Although the AudioProtoPNet was trained on 5-second clips, **you can use audio of any length**. Just note that the model processes the entire spectrogram.

> **Warning**: The parameters for preprocessing below (e.g., `n_fft=2048`, `hop_length=256`, `n_mels=256`, `n_stft=1025`, `mean=-13.369`, `std=13.162`) **must** be used. Changing them may result in decreased performance.

In [None]:
# Below are the parameters used for spectrogram generation.
# - n_fft=2048: Window size for STFT
# - hop_length=256: Step between windows
# - n_mels=256: Number of Mel frequency bins
# - n_stft=1025: The number of FFT bins used internally by MelScale
# - sample_rate=32000: Our target sampling rate
# 'mean' and 'std' are the training data statistics for z-standardization.
spec_transform = transforms.Spectrogram(n_fft=2048, hop_length=256, power=2.0)
mel_scale = transforms.MelScale(n_mels=256, sample_rate=32000, n_stft=1025)
db_scale = augmentations.PowerToDB()
mean = -13.369
std = 13.162

In [None]:
# Perform the actual transformation to get a normalized spectrogram.
audio_tensor = torch.as_tensor(audio)
spec_gram = spec_transform(audio_tensor)
mel_spec = mel_scale(spec_gram)
mel_spec = db_scale(mel_spec)
mel_spec_norm = (mel_spec - mean) / std

#### Visualizing the Spectrogram

In [None]:
plt.imshow(mel_spec_norm, origin='lower')
plt.title('Spectrogram ' + label)
plt.xlabel('Time (ms)')
plt.ylabel('Frequency (Mels)')
plt.show()

## Classifying the Bird Species
Now that we have our preprocessed spectrogram, we can feed it into the model and obtain a prediction.

### Model Evaluation Mode

In [None]:
%%capture
# We set the model to evaluation mode,
# which turns off certain layers like dropout.
model.eval()

#### Adjust the tensor dimensions for the model

In [None]:
# The model expects a batch of data. We add two dimensions:
# 1) a batch dimension
# 2) a channel dimension (we have 1 channel)
batch = mel_spec_norm.unsqueeze(0).unsqueeze(0)

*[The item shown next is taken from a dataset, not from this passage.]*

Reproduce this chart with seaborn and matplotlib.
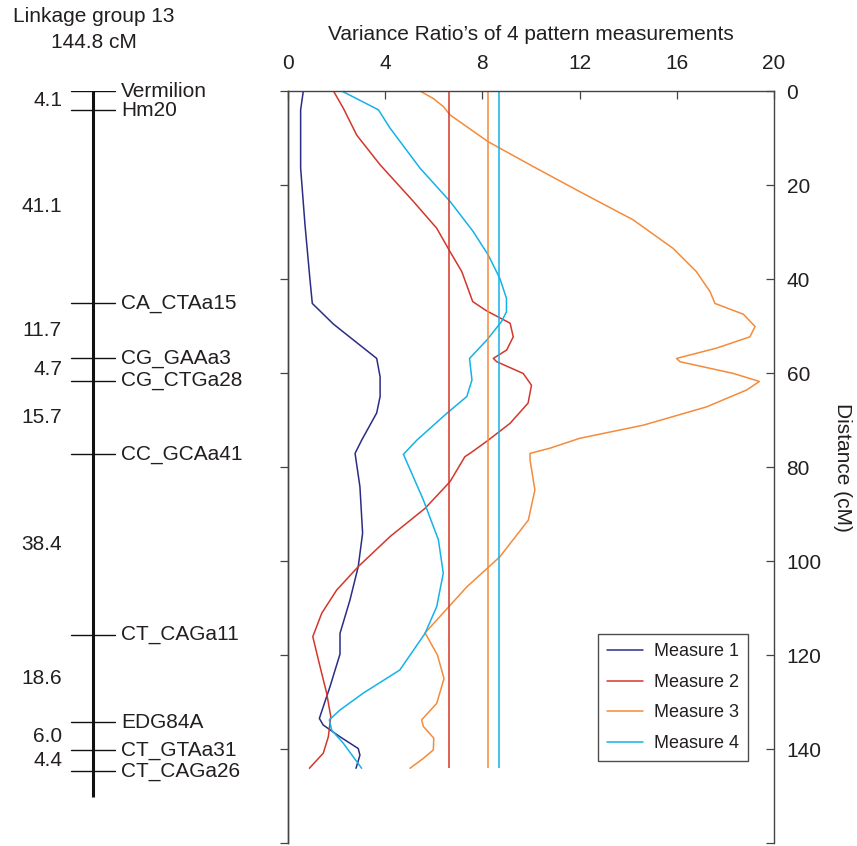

#### Forward pass through the model

In [None]:
outputs = model(batch)

#### Convert the model outputs to confidence scores

In [None]:
confidence_scores = torch.sigmoid(outputs[0])

#### Identifying the species class with the highest confidence score

In [None]:
prediction = np.argmax(confidence_scores.detach().numpy())
prediction

#### Lookup the predicted bird species

In [None]:
ebird_codes_list = datasets.load_dataset_builder("DBD-research-group/BirdSet", "XCL", trust_remote_code=True).info.features["ebird_code"]
label_to_category_mapping = dict(enumerate(ebird_codes_list.names))
predicted_label = label_to_category_mapping[prediction]

In [None]:
print(f'Selected species: {label}')
print(f'Predicted species: {predicted_label}')

## Conclusion

In this tutorial, we:
1. Loaded a pre-trained AudioProtoPNet model (defaulting to AudioProtoPNet-20 in this example).
2. Resampled the audio to 32 kHz.
3. Converted the audio to a Mel-scaled spectrogram and applied z-standardization.
4. Obtained a bird species prediction from the model.

To adapt this notebook for your own data:
- Provide your own audio file path and ensure the audio is resampled to 32 kHz.
- **Use the same spectrogram transformation parameters** (`n_fft=2048`, `hop_length=256`, `n_mels=256`, `n_stft=1025`, `mean=-13.369`, and `std=13.162`). Changing them can degrade performance.
- Load the checkpoint of your preferred AudioProtoPNet variant.

We hope this tutorial gives you a clear understanding of how to use AudioProtoPNet for inference!